As I’m writing this brand feature, I’m listening to the Lost In Translation soundtrack, which is pretty fitting for those who know where I’m coming from - the film is based in Tokyo, which is where Japanese brand Bedwin & The Heartbreakers originates from. I haven’t felt the real desire to write a brand feature in a very long time, but after being introduced to the brand last month, I’ve gone mad for them. For those who have not heard of Bedwin & The Heartbreakers, the brand draws their influences from streetwear and music subcultures, adopting a very much “school boy” aesthetic. By that I mean it’s neither too casual nor smart, and incorporates a very playful style catered for both men and women. For this post, I snagged a few pieces to wear for the shoot, venturing out with Joe Harper to one of London’s post-apocalyptic-like Paradises.
Japanese fashion is a topic I’ve always wanted to delve into and learn anything and everything about. The fashion scene, from my foreign interpretation, is very much built around culture (not necessarily Japan’s) and context. I imagine the fascination with American culture originates from the fact that Japan is very much a segregated island all the way on the other side of the world, and although we live in a world where everything is available on a whim via the Internet, it’s hard to forget that it wasn’t always like that (and yes, the minutes where I have no battery are probably the most stressful - I’m also, really that sad and modern). I see Bedwin as very much a Japanese brand: it adopts elements from both East and West, showing an appreciation for American culture but retaining this playful-like preppy aesthetic that I believe the Japanese do so well - very few guys can pull off a tie and cropped trouser combination without looking like an overgrown school kid.
The brand has a good blend of tailoring and casualwear, with their latest SS14 collection incorporating single-button shawl lapel jackets (which is what you’d normally find on a tuxedo) with cropped trousers and skinny ties (which is what you’d normally find watching Seth Cohen on The O.C). There’s plenty of chambray and denim which the Japanese have become so prestigious for, but there’s also suit + suit shorts combinations and varsity jackets, to provide a very diverse collection that would cater to anyone with a playful bone in their body. Footwear is also on the agenda with even flip-flops as an option (with a very cool brogue print on the sole if you ever take them off to show off). What brings this diversity together is the quality - it feels very good, and rightly so, as the brand’s slogan is “BEDWIN & THE HEARTBREAKERS: PARAMOUNT QUALITY”.
The pieces I’m wearing are from their SS14 collection, and while I’ve never really been the Hawaiian-print type daredevil, the shirt is probably one of my favourite things I’ve worn in 2014. I find cropped trousers quite hard to buy in the UK as people are still very much obsessed with rolling up their tapered/skinny trousers (which I like, don’t get me wrong), which means if you’re looking to get something cropped you’ll have to head to the tailors instead.
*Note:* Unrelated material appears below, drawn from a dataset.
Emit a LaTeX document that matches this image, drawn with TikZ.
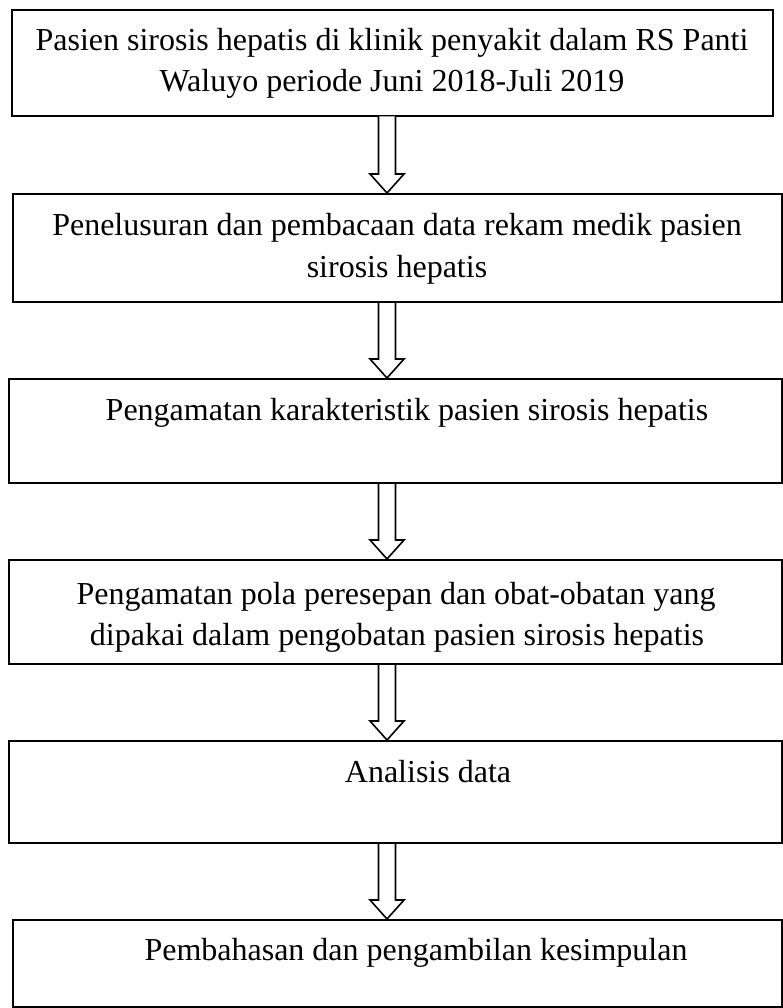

And while Joe (the photographer) might have pointed out that I looked like I stepped out of a Japanese kitchen, cropped trousers are a great summer alternative for shorts, and those with recent fascination of going sockless will very much enjoy cropped alternatives.
Their spring/summer collection will be disappearing shortly but they do have an online store if you’re interested in purchasing. If you’d prefer an insider tip however - their PR agency Number of Names are holding a sample sale commencing on the 25th July at the Old Truman Brewery. Good luck though - I’ll be there when the doors open clearing out the Bedwin rail.